No, in general, the callback to an apply is invoked when the output is known. The resource graph is constructed such that dependencies are tracked so that the callbacks are invoked when needed.

@lblackstone I would expect cluster_ip to depend on component.resources['foo_service'].spec and the callback to not be invoked until the Service exists? Does that sound right to you or am I missing something?

lblackstone commented 4 years ago

We likely have a bug in the Python SDK. As you said, the apply should wait until the resources are ready.

iridian-ks commented 4 years ago

Thanks for looking at this @lblackstone . Do you think this will get fixed in the next release or so?
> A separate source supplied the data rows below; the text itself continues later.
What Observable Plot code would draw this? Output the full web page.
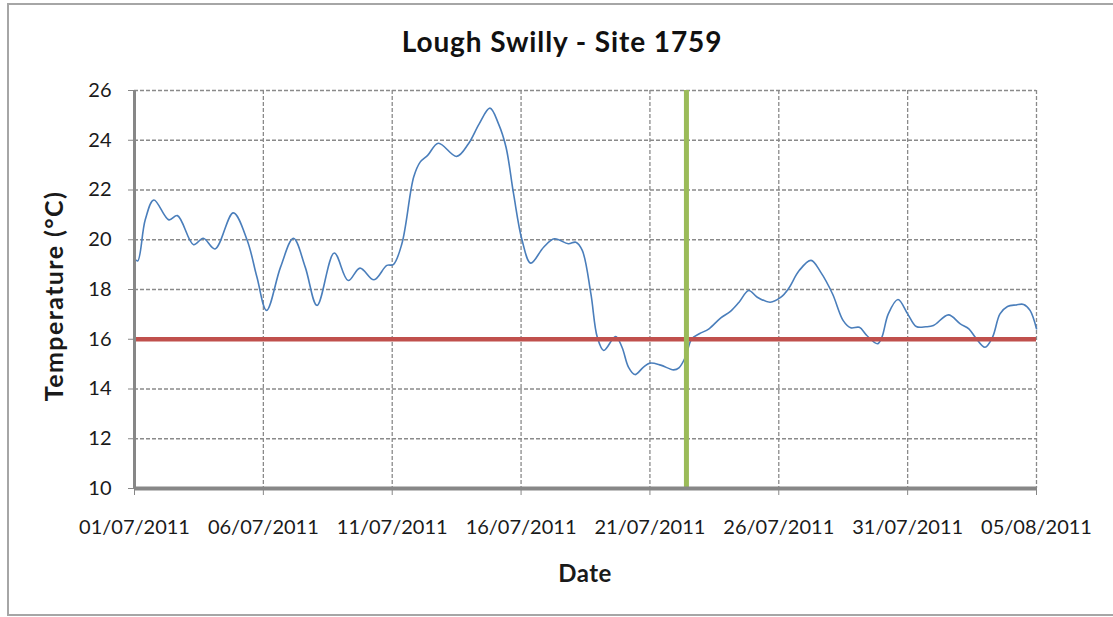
<!DOCTYPE html>
<html>
<head>
<meta charset="utf-8">
<script src="https://cdn.jsdelivr.net/npm/d3@7"></script>
<script src="https://cdn.jsdelivr.net/npm/@observablehq/plot@0.6"></script>
<style>
  html, body { margin: 0; padding: 0; background: #fff; }
  #wrap { position: relative; width: 1113px; height: 617px; overflow: hidden; font-family: Lato, "Open Sans", sans-serif; color: #1a1a1a; }
  #frame { position: absolute; left: 7px; top: 3px; width: 1130px; height: 613px; border: 2px solid #a6a6a6; box-sizing: border-box; }
  #chart { position: absolute; left: 0; top: 0; }
  .lbl { position: absolute; white-space: nowrap; font-weight: bold; line-height: 1; }
  #title { left: 562px; top: 27px; font-size: 28px; letter-spacing: 0.9px; transform: translateX(-50%); color: #111; }
  #xtitle { left: 585px; top: 561px; font-size: 24px; letter-spacing: 0.5px; transform: translateX(-50%); }
  #ytitle { left: 53px; top: 296px; font-size: 25px; letter-spacing: 1.4px; transform: translate(-50%, -50%) rotate(-90deg); }
</style>
</head>
<body>
<div id="wrap">
  <div id="frame"></div>
  <div id="chart"></div>
  <div class="lbl" id="title">Lough Swilly - Site 1759</div>
  <div class="lbl" id="ytitle">Temperature (°C)</div>
  <div class="lbl" id="xtitle">Date</div>
</div>
<script>
// Readings (UTC timestamps) and water temperature in °C
const times = [
  "2011-07-01T00:00","2011-07-01T03:00","2011-07-01T10:00","2011-07-01T18:00",
  "2011-07-02T08:00","2011-07-02T16:00","2011-07-03T07:00","2011-07-03T16:00",
  "2011-07-04T03:00","2011-07-04T20:00","2011-07-05T09:00","2011-07-05T18:00",
  "2011-07-06T03:00","2011-07-06T16:00","2011-07-07T04:00","2011-07-07T15:00",
  "2011-07-08T02:00","2011-07-08T18:00","2011-07-09T07:00","2011-07-09T18:00",
  "2011-07-10T07:00","2011-07-10T19:00","2011-07-11T01:00","2011-07-11T09:00",
  "2011-07-11T20:00","2011-07-12T02:00","2011-07-12T09:00","2011-07-12T19:00",
  "2011-07-13T12:00","2011-07-13T23:00","2011-07-14T09:00","2011-07-14T19:00",
  "2011-07-15T03:00","2011-07-15T10:00","2011-07-15T17:00","2011-07-16T01:00",
  "2011-07-16T09:00","2011-07-16T21:00","2011-07-17T07:00","2011-07-17T20:00",
  "2011-07-18T03:00","2011-07-18T09:00","2011-07-18T17:00","2011-07-18T23:00",
  "2011-07-19T05:00","2011-07-19T16:00","2011-07-19T22:00","2011-07-20T04:00",
  "2011-07-20T10:00","2011-07-20T18:00","2011-07-21T00:00","2011-07-21T10:00",
  "2011-07-21T22:00","2011-07-22T03:00","2011-07-22T09:00","2011-07-22T15:00",
  "2011-07-22T22:00","2011-07-23T07:00","2011-07-23T18:00","2011-07-24T03:00",
  "2011-07-24T11:00","2011-07-24T20:00","2011-07-25T04:00","2011-07-25T16:00",
  "2011-07-26T02:00","2011-07-26T09:00","2011-07-26T19:00","2011-07-27T06:00",
  "2011-07-27T15:00","2011-07-28T02:00","2011-07-28T12:00","2011-07-28T19:00",
  "2011-07-29T03:00","2011-07-29T10:00","2011-07-29T20:00","2011-07-30T00:00",
  "2011-07-30T06:00","2011-07-30T15:00","2011-07-31T00:00","2011-07-31T08:00",
  "2011-07-31T17:00","2011-08-01T00:00","2011-08-01T14:00","2011-08-02T01:00",
  "2011-08-02T09:00","2011-08-02T15:00","2011-08-03T00:00","2011-08-03T07:00",
  "2011-08-03T14:00","2011-08-03T21:00","2011-08-04T05:00","2011-08-04T12:00",
  "2011-08-04T18:00","2011-08-05T00:00"
];
const temps = [
  19.25,19.15,20.8,21.6,  20.8,20.97,19.8,20.06,  19.63,21.08,19.97,18.5,
  17.16,18.9,20.06,18.9,  17.36,19.47,18.36,18.86,  18.39,18.97,19.0,19.84,
  22.52,23.12,23.39,23.88,  23.35,23.86,24.66,25.29,  24.66,23.72,21.85,19.97,
  19.06,19.7,20.04,19.84,  19.9,19.57,17.83,16.08,  15.55,16.11,15.68,14.88,
  14.58,14.88,15.04,14.96,  14.77,14.85,15.28,16.02,  16.22,16.42,16.86,17.12,
  17.49,17.96,17.69,17.49,  17.69,18.03,18.76,19.17,  18.7,17.83,16.75,16.46,
  16.48,16.15,15.82,16.08,  17.02,17.6,17.02,16.51,  16.5,16.55,16.98,16.62,
  16.42,16.08,15.68,16.08,  17.02,17.32,17.38,17.4,  17.16,16.42
];
// Axis ticks
const xTickLabels = ["01/07/2011","06/07/2011","11/07/2011","16/07/2011","21/07/2011","26/07/2011","31/07/2011","05/08/2011"];
const yTicks = [10,12,14,16,18,20,22,24,26];
// Reference lines
const thresholdTemp = 16;
const markerTime = "2011-07-22T10:00";

const parseTime = s => new Date(s + "Z");
const parseLabel = d3.utcParse("%d/%m/%Y");
const data = times.map((t, i) => ({date: parseTime(t), temp: temps[i]}));
const tickDates = xTickLabels.map(parseLabel);
const xStart = tickDates[0], xEnd = tickDates[tickDates.length - 1];

const gridStyle = {stroke: "#8a8a8a", strokeOpacity: 1, strokeWidth: 1.3, strokeDasharray: "4,2"};
const axisGray = "#878787";

const chart = Plot.plot({
  width: 1113,
  height: 617,
  marginLeft: 134,
  marginRight: 77,
  marginTop: 90,
  marginBottom: 129,
  x: {type: "utc", domain: [xStart, xEnd]},
  y: {domain: [10, 26]},
  style: {fontFamily: "Lato, 'Open Sans', sans-serif", fontSize: "20px", color: "#1a1a1a", background: "transparent", overflow: "visible"},
  marks: [
    Plot.gridY(yTicks, gridStyle),
    Plot.gridX(tickDates, gridStyle),
    Plot.line(data, {x: "date", y: "temp", curve: "catmull-rom", stroke: "#4a7ebb", strokeWidth: 1.6}),
    Plot.ruleY([thresholdTemp], {stroke: "#c0504d", strokeWidth: 4.5}),
    Plot.ruleX([parseTime(markerTime)], {stroke: "#9bbb59", strokeWidth: 5}),
    Plot.ruleX([xStart], {stroke: axisGray, strokeWidth: 3}),
    Plot.ruleY([10], {stroke: axisGray, strokeWidth: 4}),
    Plot.axisY(yTicks, {tickSize: 6, tickPadding: 17, label: null, stroke: axisGray, fill: "#1a1a1a"}),
    Plot.axisX(tickDates, {tickSize: 7, tickPadding: 24, label: null, tickFormat: d3.utcFormat("%d/%m/%Y"), stroke: axisGray, fill: "#1a1a1a"})
  ]
});
document.getElementById("chart").appendChild(chart);
</script>
</body>
</html>
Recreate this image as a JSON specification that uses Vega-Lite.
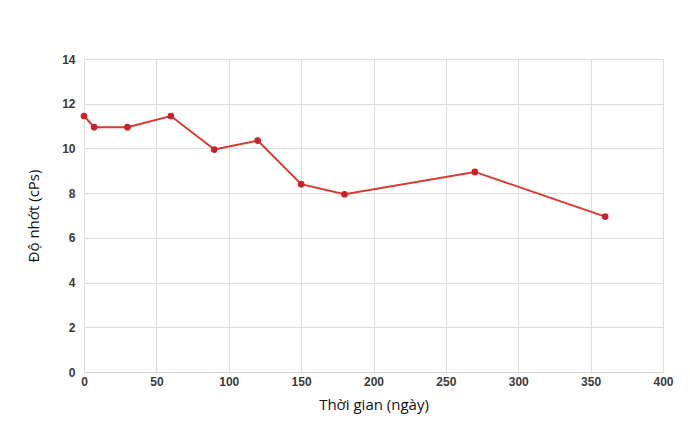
{
  "$schema": "https://vega.github.io/schema/vega-lite/v6.json",
  "width": 579,
  "height": 313,
  "autosize": {"type": "none"},
  "padding": {"left": 84, "top": 59, "right": 27, "bottom": 64},
  "background": "white",
  "config": {
    "view": {"stroke": null},
    "font": "Open Sans",
    "axis": {
      "gridColor": "#dcdcdc",
      "gridWidth": 1,
      "ticks": false,
      "labelFont": "Liberation Sans",
      "labelFontWeight": "bold",
      "labelFontSize": 12,
      "labelColor": "#3a3a3a",
      "labelFlush": false,
      "titleFont": "Open Sans",
      "titleFontWeight": "normal",
      "titleFontSize": 15,
      "titleColor": "#111111"
    }
  },
  "data": {
    "values": [
      {"ngay": 0, "donhot": 11.45},
      {"ngay": 7, "donhot": 10.95},
      {"ngay": 30, "donhot": 10.95},
      {"ngay": 60, "donhot": 11.45},
      {"ngay": 90, "donhot": 9.95},
      {"ngay": 120, "donhot": 10.35},
      {"ngay": 150, "donhot": 8.4},
      {"ngay": 180, "donhot": 7.95},
      {"ngay": 270, "donhot": 8.95},
      {"ngay": 360, "donhot": 6.95}
    ]
  },
  "encoding": {
    "x": {
      "field": "ngay",
      "type": "quantitative",
      "title": "Thời gian (ngày)",
      "scale": {"domain": [0, 400], "nice": false},
      "axis": {"values": [0, 50, 100, 150, 200, 250, 300, 350, 400], "domainColor": "#d0d0d0", "labelPadding": 4, "titlePadding": 10}
    },
    "y": {
      "field": "donhot",
      "type": "quantitative",
      "title": "Độ nhớt (cPs)",
      "scale": {"domain": [0, 14], "nice": false},
      "axis": {"values": [0, 2, 4, 6, 8, 10, 12, 14], "domain": false, "labelPadding": 9, "titlePadding": 20}
    }
  },
  "layer": [
    {"mark": {"type": "line", "color": "#d93a2f", "strokeWidth": 2}},
    {"mark": {"type": "point", "filled": true, "color": "#c8232a", "size": 45, "opacity": 1}}
  ]
}
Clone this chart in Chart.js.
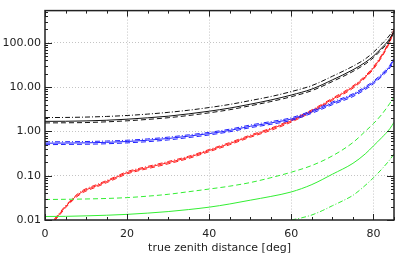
<!DOCTYPE html>
<html>
<head>
<meta charset="utf-8">
<script src="https://cdn.jsdelivr.net/npm/chart.js@4"></script>
<style>
  html, body { margin: 0; padding: 0; background: #fff; }
  #chart { display: block; }
</style>
</head>
<body>
<canvas id="chart" width="413" height="258"></canvas>
<script>
// zenith distance grid (deg) for black, blue and green curves
const zAngle = [0, 5, 10, 15, 20, 25, 30, 35, 40, 45, 50, 55, 60, 65, 70, 75, 78, 80, 82, 84, 85];

const blackSolid = [1.68, 1.69, 1.72, 1.78, 1.88, 2.02, 2.2, 2.48, 2.85, 3.35, 4.1, 5.1, 6.6, 9.0, 14.5, 24.5, 36, 50, 76, 125, 185];
const blackDash = [1.55, 1.56, 1.58, 1.64, 1.73, 1.86, 2.03, 2.28, 2.62, 3.08, 3.78, 4.7, 6.05, 8.3, 13.3, 22.5, 33, 46, 70, 115, 170];
const blackDashDot = [2.05, 2.06, 2.1, 2.17, 2.28, 2.45, 2.68, 3.0, 3.45, 4.05, 4.95, 6.1, 7.9, 10.8, 17.5, 29.5, 43, 61, 93, 150, 210];

const blueSolid = [0.54, 0.545, 0.55, 0.565, 0.59, 0.63, 0.69, 0.78, 0.89, 1.05, 1.3, 1.55, 1.9, 2.75, 4.3, 6.6, 9.5, 12.7, 18.5, 29, 42];
const blueDash = [0.50, 0.507, 0.512, 0.525, 0.55, 0.585, 0.64, 0.725, 0.83, 0.98, 1.21, 1.44, 1.77, 2.56, 4.0, 6.1, 8.8, 11.8, 17.2, 27, 39];
const blueDashDot = [0.58, 0.583, 0.59, 0.605, 0.63, 0.675, 0.74, 0.835, 0.95, 1.12, 1.39, 1.66, 2.03, 2.94, 4.6, 7.05, 10.2, 13.6, 19.8, 31, 45];

const greenSolid = [0.012, 0.0121, 0.0124, 0.0128, 0.0134, 0.0143, 0.0155, 0.0172, 0.0195, 0.023, 0.028, 0.034, 0.043, 0.063, 0.108, 0.19, 0.31, 0.47, 0.72, 1.15, 1.6];
const greenDash = [0.029, 0.0293, 0.0298, 0.0306, 0.032, 0.0345, 0.038, 0.0435, 0.05, 0.058, 0.07, 0.09, 0.12, 0.17, 0.28, 0.56, 1.0, 1.5, 2.4, 4.3, 6.0];

// green dash-dot only appears above 60 deg
const zAngleGreenDD = [60, 62.5, 65, 67.5, 70, 72.5, 75, 77.5, 80, 82, 84, 85];
const greenDashDot = [0.0100, 0.0112, 0.013, 0.0162, 0.021, 0.027, 0.036, 0.055, 0.09, 0.14, 0.23, 0.31];

// red curves start near 2.3 deg
const zAngleRed = [2.3, 3.5, 5, 6, 7.5, 9, 10, 12.5, 15, 17.5, 20, 22.5, 25, 30, 35, 40, 45, 50, 55, 60, 65, 70, 75, 78, 80, 82, 83, 84, 85];
const redSolid = [0.0100, 0.0135, 0.020, 0.025, 0.034, 0.043, 0.048, 0.059, 0.074, 0.093, 0.117, 0.135, 0.153, 0.197, 0.26, 0.37, 0.53, 0.78, 1.12, 1.72, 2.9, 5.3, 10, 17, 27, 50, 72, 110, 195];
const redDash = [0.0096, 0.0128, 0.0188, 0.0236, 0.032, 0.0405, 0.045, 0.0555, 0.0695, 0.0875, 0.11, 0.127, 0.144, 0.185, 0.245, 0.348, 0.5, 0.735, 1.05, 1.62, 2.73, 5.0, 9.4, 16, 25.4, 47, 68, 104, 185];
const redDashDot = [0.0106, 0.0143, 0.0212, 0.0265, 0.036, 0.0456, 0.051, 0.0625, 0.078, 0.098, 0.124, 0.143, 0.162, 0.209, 0.275, 0.39, 0.56, 0.825, 1.18, 1.82, 3.07, 5.6, 10.6, 18, 28.6, 53, 76, 116, 205];

// axis ticks
const xTicks = [0, 20, 40, 60, 80];
const yTicks = [0.01, 0.1, 1, 10, 100];
const xTitle = 'true zenith distance [deg]';

const DASH = [5, 3];
const DASHDOT = [5, 2, 1, 2];

function pts(xs, ys) {
    return ys.map((v, i) => ({ x: xs[i], y: v }));
}

function line(xs, ys, color, dash, width) {
    return {
        data: pts(xs, ys),
        borderColor: color,
        borderWidth: width || 1,
        borderDash: dash || [],
        pointRadius: 0,
        fill: false,
        cubicInterpolationMode: 'monotone'
    };
}

function isDecade(v) {
    const l = Math.log10(v);
    return Math.abs(l - Math.round(l)) < 1e-6;
}

// minor log ticks 2..9 of each decade, up to the top of the axis
const yMinor = [];
yTicks.forEach(d => {
    for (let k = 2; k <= 9; k++) {
        if (d * k <= 530) yMinor.push(d * k);
    }
});

const frameTicks = {
    id: 'frameTicks',
    afterDraw(chart) {
        const { ctx, chartArea: a, scales: { x, y } } = chart;
        ctx.save();
        ctx.strokeStyle = '#222';
        ctx.lineWidth = 1;
        ctx.beginPath();
        for (let v = 0; v <= 85; v += 5) {
            const px = Math.round(x.getPixelForValue(v)) + 0.5;
            const len = xTicks.includes(v) ? 6 : 3;
            ctx.moveTo(px, a.bottom); ctx.lineTo(px, a.bottom - len);
            ctx.moveTo(px, a.top); ctx.lineTo(px, a.top + len);
        }
        yTicks.concat(yMinor).forEach(v => {
            const py = Math.round(y.getPixelForValue(v)) + 0.5;
            const len = isDecade(v) ? 7 : 3;
            ctx.moveTo(a.left, py); ctx.lineTo(a.left + len, py);
            ctx.moveTo(a.right, py); ctx.lineTo(a.right - len, py);
        });
        ctx.stroke();
        ctx.lineWidth = 1.5;
        ctx.strokeRect(a.left, a.top, a.right - a.left, a.bottom - a.top);
        ctx.restore();
    }
};

const font = { family: "'DejaVu Sans', sans-serif", size: 11 };

new Chart(document.getElementById('chart'), {
    type: 'line',
    data: {
        datasets: [
            line(zAngle, greenSolid, '#33ee33'),
            line(zAngle, greenDash, '#33ee33', DASH),
            line(zAngleGreenDD, greenDashDot, '#33ee33', DASHDOT),
            line(zAngle, blackSolid, '#111'),
            line(zAngle, blackDash, '#111', DASH),
            line(zAngle, blackDashDot, '#111', DASHDOT),
            line(zAngle, blueSolid, '#2020ff'),
            line(zAngle, blueDash, '#2020ff', DASH),
            line(zAngle, blueDashDot, '#2020ff', DASHDOT),
            line(zAngleRed, redSolid, '#ff2020'),
            line(zAngleRed, redDash, '#ff2020', DASH),
            line(zAngleRed, redDashDot, '#ff2020', DASHDOT)
        ]
    },
    options: {
        responsive: false,
        animation: false,
        layout: { padding: { top: 9, right: 19, left: 0, bottom: 0 } },
        plugins: {
            legend: { display: false },
            tooltip: { enabled: false }
        },
        scales: {
            x: {
                type: 'linear',
                min: 0,
                max: 85,
                afterFit: s => { s.height = 38; },
                afterBuildTicks: s => { s.ticks = xTicks.map(v => ({ value: v })); },
                border: { display: false, dash: [1, 2] },
                grid: {
                    drawTicks: false,
                    color: c => (c.tick && c.tick.value !== 0) ? '#c4c4c4' : 'rgba(0,0,0,0)'
                },
                ticks: {
                    autoSkip: false,
                    maxRotation: 0,
                    padding: 8,
                    color: '#222',
                    font: font
                },
                title: {
                    display: true,
                    text: xTitle,
                    color: '#222',
                    font: font,
                    padding: { top: 0, bottom: 3 }
                }
            },
            y: {
                type: 'logarithmic',
                min: 0.01,
                max: 530,
                afterFit: s => { s.width = 45; },
                afterBuildTicks: s => { s.ticks = yTicks.map(v => ({ value: v })); },
                border: { display: false, dash: [1, 2] },
                grid: {
                    drawTicks: false,
                    color: c => (c.tick && c.tick.value > 0.011) ? '#c4c4c4' : 'rgba(0,0,0,0)'
                },
                ticks: {
                    autoSkip: false,
                    padding: 4,
                    color: '#222',
                    font: font,
                    callback: v => Number(v).toFixed(2)
                }
            }
        }
    },
    plugins: [frameTicks]
});
</script>
</body>
</html>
komalali commented 3 years ago

Related to https://github.com/pulumi/pulumi-kubernetes/issues/861

EliasGabrielsson commented 3 years ago

I experience similar behavior. The .apply function in example below will not run after the real value of cert is return from AWS services. The cert are being fetched as rerunning pulumi up will output the certificate.

Version:

pulumi v2.16.2

How to reproduce

from pulumi_aws import iot

def save_cert_to_disk(args): # args[0]=certificate, args[1]=filename
    pulumi.debug("Save_cert_to_disk called. {}, {}".format(args[0], args[1]))

cert=iot.Certificate(
      name, 
      csr=csr.public_bytes(serialization.Encoding.PEM).decode("utf-8"),
      active=True)

# Output.all = Used to pass multiple async values to function: save_cert_to_disk()
Output.all(cert.certificate_pem, "filename").apply(save_cert_to_disk)
lblackstone commented 1 year ago

You can use the depends_on property to work around this problem now. #1971 is tracking a fix that won't require this.

EronWright commented 4 months ago

The ability to wait for the resources to actually exist is fixed in Chart v4, using the ordinary depends_on option.